Beans are one of the major staple goods of this area and many people are dependent on this crop. The problem with this crop is that when the beans are ripe, they need to be dried and threshed. Threshing is defined by any method that removes the bean from the pod. The current method of threshing is to take an iron rebar and whacking a pile of dried beans until the beans pop out of the pods. This is physically demanding and very inefficient. The farmers are limited to how many beans they can grow by the number of beans they can thresh in a season.
Currently, I am working to design and build a device that will mechanize this process. The challenge of creating this thresher is that the area lacks electricity and the know-how to maintain an internal combustion engine. Thus, a simple human powered device is required. Also, being a very mountainous region, the device has to be easily transported, meaning it has to be small and light weight. Threshers have been introduced to the area before, but failed because the device was too heavy and broke down frequently. My device must overcome these obstacles.

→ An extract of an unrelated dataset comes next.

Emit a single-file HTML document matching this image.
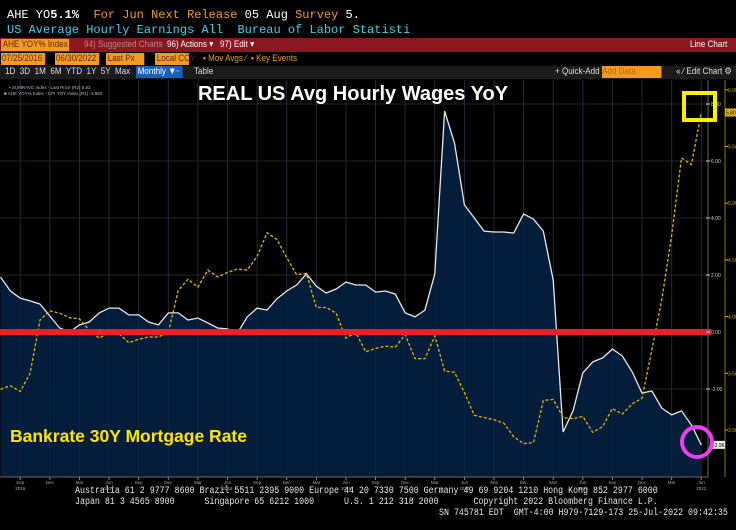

The device will be a two (wo)man operation, one person will ride a bike that powers the device, while the other person feeds bean plants into the device. The other end of the device will output threshed beans, free of plant particulates. If this device can speed up the threshing by 200%, then the farmers can subsequently grow 200% more beans, providing their country with 2 times more beans. Also, since the operation will be mechanized, this process will be less physically demanding and prevent any long term damage to the human body. The goal with this project is to provide the technology needed to throw Central America into an agricultural revolution that will drive the area out of poverty and starvation.
Hopefully 8 weeks from now, I will have a device built that will meet this goal.